■ **WRITTEN TASK**
Exactly repeat the material, dropping only the pictures.

Start of DATA LINES

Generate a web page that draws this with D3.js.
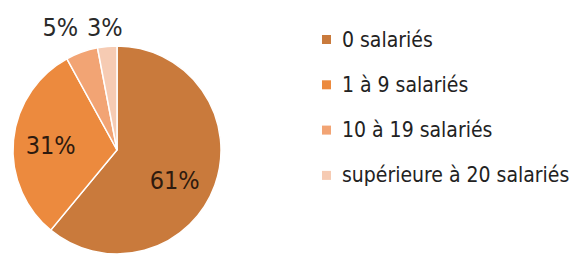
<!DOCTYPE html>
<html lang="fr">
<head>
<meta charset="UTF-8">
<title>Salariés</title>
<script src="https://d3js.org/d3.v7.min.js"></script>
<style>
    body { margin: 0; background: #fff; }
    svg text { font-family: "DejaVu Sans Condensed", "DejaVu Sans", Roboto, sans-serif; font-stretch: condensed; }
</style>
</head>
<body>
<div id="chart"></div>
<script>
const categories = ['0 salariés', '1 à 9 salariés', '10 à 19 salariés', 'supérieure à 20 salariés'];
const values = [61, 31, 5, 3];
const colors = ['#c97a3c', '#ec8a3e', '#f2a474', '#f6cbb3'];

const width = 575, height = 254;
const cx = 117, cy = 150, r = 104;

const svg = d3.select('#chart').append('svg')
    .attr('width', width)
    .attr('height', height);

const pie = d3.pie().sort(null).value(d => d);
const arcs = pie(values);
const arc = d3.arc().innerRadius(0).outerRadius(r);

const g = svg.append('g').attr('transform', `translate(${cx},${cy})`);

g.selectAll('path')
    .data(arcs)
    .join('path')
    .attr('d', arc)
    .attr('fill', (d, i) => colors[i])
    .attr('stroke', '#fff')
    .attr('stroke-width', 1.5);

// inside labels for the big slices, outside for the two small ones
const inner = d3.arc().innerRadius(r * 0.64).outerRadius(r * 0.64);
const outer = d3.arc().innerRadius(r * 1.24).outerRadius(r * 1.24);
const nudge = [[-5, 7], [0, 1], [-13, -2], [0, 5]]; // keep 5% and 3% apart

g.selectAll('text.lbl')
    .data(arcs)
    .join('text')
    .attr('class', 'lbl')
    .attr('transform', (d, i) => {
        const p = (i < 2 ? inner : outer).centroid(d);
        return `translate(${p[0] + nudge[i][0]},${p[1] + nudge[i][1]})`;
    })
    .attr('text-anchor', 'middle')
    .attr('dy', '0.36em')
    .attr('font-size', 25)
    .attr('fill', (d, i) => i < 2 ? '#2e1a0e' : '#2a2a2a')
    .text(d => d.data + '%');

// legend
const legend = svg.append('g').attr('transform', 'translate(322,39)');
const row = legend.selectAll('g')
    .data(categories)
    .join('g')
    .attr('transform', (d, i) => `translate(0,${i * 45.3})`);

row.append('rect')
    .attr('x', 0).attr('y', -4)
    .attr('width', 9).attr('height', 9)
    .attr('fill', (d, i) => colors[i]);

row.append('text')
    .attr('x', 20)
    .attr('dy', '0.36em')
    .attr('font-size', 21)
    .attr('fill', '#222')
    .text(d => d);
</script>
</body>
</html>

End of DATA LINES

■ **THE REPLY**
Generate a web page that draws this with D3.js.
<!DOCTYPE html>
<html lang="fr">
<head>
<meta charset="UTF-8">
<title>Salariés</title>
<script src="https://d3js.org/d3.v7.min.js"></script>
<style>
    body { margin: 0; background: #fff; }
    svg text { font-family: "DejaVu Sans Condensed", "DejaVu Sans", Roboto, sans-serif; font-stretch: condensed; }
</style>
</head>
<body>
<div id="chart"></div>
<script>
const categories = ['0 salariés', '1 à 9 salariés', '10 à 19 salariés', 'supérieure à 20 salariés'];
const values = [61, 31, 5, 3];
const colors = ['#c97a3c', '#ec8a3e', '#f2a474', '#f6cbb3'];

const width = 575, height = 254;
const cx = 117, cy = 150, r = 104;

const svg = d3.select('#chart').append('svg')
    .attr('width', width)
    .attr('height', height);

const pie = d3.pie().sort(null).value(d => d);
const arcs = pie(values);
const arc = d3.arc().innerRadius(0).outerRadius(r);

const g = svg.append('g').attr('transform', `translate(${cx},${cy})`);

g.selectAll('path')
    .data(arcs)
    .join('path')
    .attr('d', arc)
    .attr('fill', (d, i) => colors[i])
    .attr('stroke', '#fff')
    .attr('stroke-width', 1.5);

// inside labels for the big slices, outside for the two small ones
const inner = d3.arc().innerRadius(r * 0.64).outerRadius(r * 0.64);
const outer = d3.arc().innerRadius(r * 1.24).outerRadius(r * 1.24);
const nudge = [[-5, 7], [0, 1], [-13, -2], [0, 5]]; // keep 5% and 3% apart

g.selectAll('text.lbl')
    .data(arcs)
    .join('text')
    .attr('class', 'lbl')
    .attr('transform', (d, i) => {
        const p = (i < 2 ? inner : outer).centroid(d);
        return `translate(${p[0] + nudge[i][0]},${p[1] + nudge[i][1]})`;
    })
    .attr('text-anchor', 'middle')
    .attr('dy', '0.36em')
    .attr('font-size', 25)
    .attr('fill', (d, i) => i < 2 ? '#2e1a0e' : '#2a2a2a')
    .text(d => d.data + '%');

// legend
const legend = svg.append('g').attr('transform', 'translate(322,39)');
const row = legend.selectAll('g')
    .data(categories)
    .join('g')
    .attr('transform', (d, i) => `translate(0,${i * 45.3})`);

row.append('rect')
    .attr('x', 0).attr('y', -4)
    .attr('width', 9).attr('height', 9)
    .attr('fill', (d, i) => colors[i]);

row.append('text')
    .attr('x', 20)
    .attr('dy', '0.36em')
    .attr('font-size', 21)
    .attr('fill', '#222')
    .text(d => d);
</script>
</body>
</html>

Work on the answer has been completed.